CodePudding user response:
Here is another option using dplyr
and textshape
packages.
Packages
library(dplyr)
library(textshape)
First, create two new variables that paste "node1" and "value," and "node2" and "value".
Then, use
unique_pairs()
to find the distinct combinations between the new columns you created, regardless of the order.Delete the unnecessary columns.
Solution
df %>%
mutate(nv1 = paste0(node1, value),
nv2 = paste0(node2, value)) %>%
unique_pairs("nv1", "nv2") %>%
select(-nv1, -nv2)
Output
node1 node2 value
1 a b 2
3 c f 5
4 d g 7
ps: "nv1" and "nv2" stand for "new value based on node1" and "new value based on node2." It could be whatever.

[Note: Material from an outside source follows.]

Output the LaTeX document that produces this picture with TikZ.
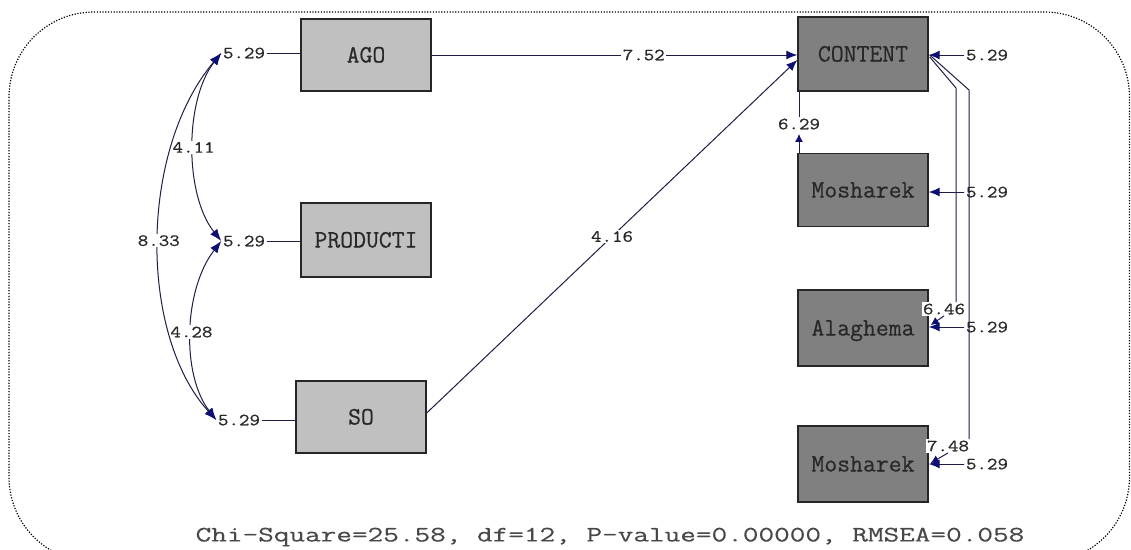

CodePudding user response:
This uses an environment
to keep track of already seen node1
, node2
and value
combinations:
library(dplyr)
library(purrr)
df |> filter({
M <- new.env()
key <- purrr::map2(node1, node2, c) |>
purrr::map(sort) |>
purrr::map(~ paste(.x,collapse = "\t"))
purrr::map2_lgl(key, value, ~{
if (is.null(M[[.x]])) {
M[[.x]] <<- list()
}
res <- ! .y %in% M[[.x]]
M[[.x]] <<- union(M[[.x]], .y)
res
})
})
# A tibble: 3 x 3
node1 node2 value
<chr> <chr> <dbl>
1 a b 2
2 c f 5
3 d g 7